In 1969, notes greater than $100, including the cool $10,000 note that would still pay for a lot of things, were retired due to “declining demand.” Prematurely, it turns out. Because demand for cold hard cash, despite plummeting use of it for transactions, has surged. Reason: fear.
Modern payment technologies have been taking over transactions. Since 2000, transaction volume via debit cards skyrocketed 18.4% per year, electronic bank transfers 13.5% per year, and credit cards 3.7% per year, reported San Francisco Fed President and CEO John Williams in “Cash Is Dead! Long Live Cash!” Conversely, use of checks dropped by 5.8% per year.

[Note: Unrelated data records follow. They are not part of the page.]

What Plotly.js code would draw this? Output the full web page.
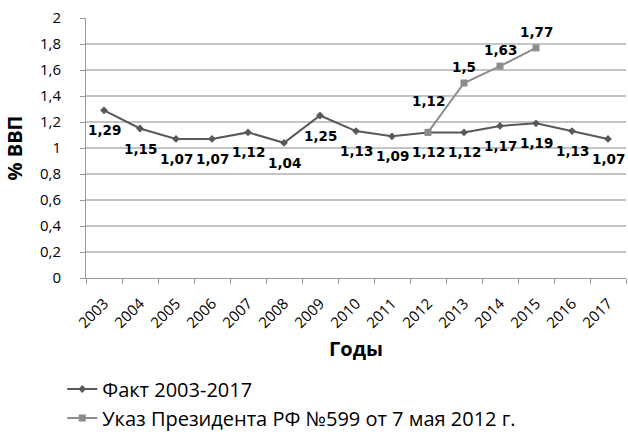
<!DOCTYPE html>
<html><head><meta charset="utf-8">
<script src="https://cdn.plot.ly/plotly-3.0.1.min.js"></script>
<style>body{margin:0;background:#fff}#c{width:628px;height:432px}</style>
</head><body><div id="c"></div>
<script>
const years = ['2003','2004','2005','2006','2007','2008','2009','2010','2011','2012','2013','2014','2015','2016','2017'];
const fact = [1.29,1.15,1.07,1.07,1.12,1.04,1.25,1.13,1.09,1.12,1.12,1.17,1.19,1.13,1.07];
const ukazYears = ['2012','2013','2014','2015'];
const ukaz = [1.12,1.5,1.63,1.77];
const yTicks = [0,0.2,0.4,0.6,0.8,1,1.2,1.4,1.6,1.8,2];
const fmt = v => String(v).replace('.', ',');

const labelFont = {family:'DejaVu Sans', size:13.5, color:'#000', weight:'bold'};
const traces = [
  {x:years, y:fact, name:'Факт 2003-2017', type:'scatter', mode:'lines+markers',
   line:{color:'#595959', width:2}, marker:{symbol:'diamond', size:6, color:'#595959'}},
  {x:ukazYears, y:ukaz, name:'Указ Президента РФ №599 от 7 мая 2012 г.', type:'scatter', mode:'lines+markers',
   line:{color:'#8c8c8c', width:2}, marker:{symbol:'square', size:7, color:'#8c8c8c'}}
];
const annFact = years.map((yr,i)=>({x:i, y:fact[i], xref:'x', yref:'y', text:fmt(fact[i]), showarrow:false,
  yanchor:'top', yshift:-10, font:labelFont}));
const annUkaz = ukazYears.map((yr,i)=>({x:years.indexOf(yr), y:ukaz[i], xref:'x', yref:'y', text:fmt(ukaz[i]), showarrow:false,
  yanchor:'bottom', yshift: i===0 ? 21 : 6, font:labelFont}));

Plotly.newPlot('c', traces, {
  width:628, height:432, margin:{l:86, r:2, t:18, b:154, autoexpand:false},
  paper_bgcolor:'#fff', plot_bgcolor:'#fff', showlegend:true,
  font:{family:'Open Sans', color:'#000'},
  xaxis:{type:'category', categoryorder:'array', categoryarray:years, range:[-0.5,14.5], tickangle:-45, ticks:'outside', tickson:'boundaries',
    ticklen:5, tickcolor:'#999', showline:true, linecolor:'#999', showgrid:false, automargin:false,
    tickfont:{size:15, family:'Open Sans'}, ticklabelstandoff:10,
    title:{text:'Годы', font:{size:20, family:'Open Sans', weight:'bold'}, standoff:11}},
  yaxis:{range:[0,2], tickvals:yTicks, ticktext:yTicks.map(fmt), showline:true, linecolor:'#999', automargin:false,
    gridcolor:'#c4c4c4', gridwidth:1.5, zeroline:false, ticks:'outside', ticklen:5, tickcolor:'#999',
    tickfont:{size:15, family:'Open Sans'}, ticklabelstandoff:16,
    title:{text:'% ВВП', font:{size:20, family:'Open Sans', weight:'bold'}, standoff:11}},
  legend:{x:-0.044, xanchor:'left', y:-0.352, yanchor:'top', orientation:'v',
    font:{size:20, family:'Open Sans'}, itemwidth:30},
  annotations:annFact.concat(annUkaz)
}, {staticPlot:true});
</script></body></html>
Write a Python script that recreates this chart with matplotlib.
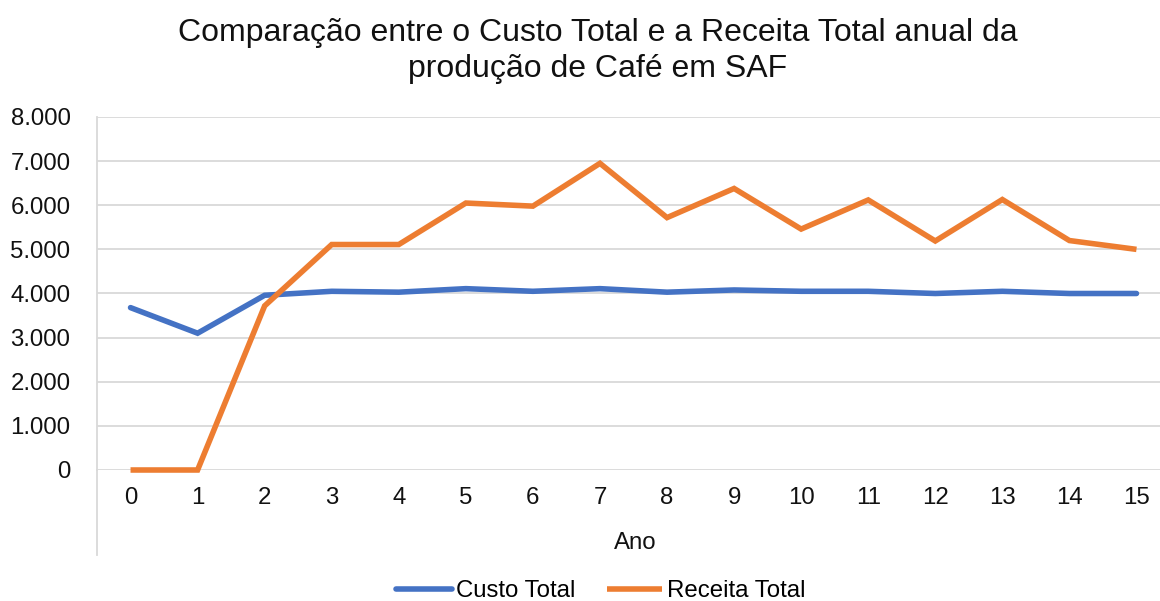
import matplotlib.pyplot as plt
from matplotlib.ticker import FuncFormatter
from matplotlib.lines import Line2D

plt.rcParams['font.family'] = ['Liberation Sans', 'DejaVu Sans']

# dados
anos = list(range(16))
custo_total = [3680, 3100, 3960, 4050, 4030, 4110, 4050, 4110, 4030, 4080,
               4050, 4050, 4000, 4050, 4000, 4000]
receita_total = [0, 0, 3720, 5110, 5110, 6050, 5980, 6950, 5720, 6380,
                 5460, 6120, 5190, 6130, 5200, 5000]

cor_custo = '#4472C4'
cor_receita = '#ED7D31'
cor_grade = '#D9D9D9'

fig = plt.figure(figsize=(11.6, 6.01), dpi=100)
ax = fig.add_axes([97/1160, 131/601, (1170-97)/1160, (470-117)/601])

ax.plot(anos, custo_total, color=cor_custo, lw=4, label='Custo Total',
        solid_capstyle='round', solid_joinstyle='miter', clip_on=False)
ax.plot(anos, receita_total, color=cor_receita, lw=4, label='Receita Total',
        solid_capstyle='butt', solid_joinstyle='miter', clip_on=False)

ax.set_xlim(-0.5, 15.5)
ax.set_ylim(0, 8000)
ax.set_yticks(range(0, 8001, 1000))
ax.yaxis.set_major_formatter(FuncFormatter(lambda v, p: f'{int(v):,}'.replace(',', '.')))
ax.set_xticks(anos)
ax.set_xticklabels([str(a) for a in anos])

ax.grid(True, axis='y', color=cor_grade, lw=1.3)
ax.set_axisbelow(True)
for s in ['top', 'right', 'bottom']:
    ax.spines[s].set_visible(False)
ax.spines['left'].set_color(cor_grade)
ax.spines['left'].set_linewidth(1.3)
ax.tick_params(axis='both', length=0, labelsize=17.3, colors='#111111')
ax.tick_params(axis='y', pad=19)
ax.tick_params(axis='x', pad=12)

# linha do eixo de categorias que desce abaixo do grafico
ax.add_line(Line2D([-0.5, -0.5], [0, -1930], color=cor_grade, lw=1.3, clip_on=False))

fig.text(635/1160, 1 - 543/601, 'Ano', ha='center', va='center', fontsize=17.3, color='#111111')
fig.text(598/1160, 1 - 51/601,
         'Comparação entre o Custo Total e a Receita Total anual da\nprodução de Café em SAF',
         ha='center', va='center', fontsize=23, color='#111111', linespacing=1.3)

fig.legend(loc='center', bbox_to_anchor=(601/1160, 1 - 591/601), ncol=2, frameon=False,
           fontsize=17.3, handlelength=2.3, handletextpad=0.2, columnspacing=1.3)

fig.savefig('out.png', dpi=100)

Cash does have advantages: it’s reliable even during blackouts or after earthquakes when nothing works anymore; and it’s anonymous so that companies can’t track you when you by pita bread and hummus, information that years later might lead a promotion-hungry genius at some counter-terrorism office to send drones after you. Because cash is murky, the San Francisco Fed could only estimate transaction volume. And it’s down sharply.
The other reason to hang on to cash is as a store of value, albeit a lousy one as interest income is zero.... Oops, same as most bank accounts! As the Cyprus bail-in debacle has demonstrated, handing your cash over to a bank is nothing but a loan, and when the bank craters, the uninsured deposit, and perhaps even the insured deposit, might evaporate or get a crew cut.
So, in these crazy times of ours, when central banks around the world impose zero-interest-rate policies that force people to lend their money interest-free to banks that are shaky, suddenly cold hard cash that you can move out of harm’s way can be a good option.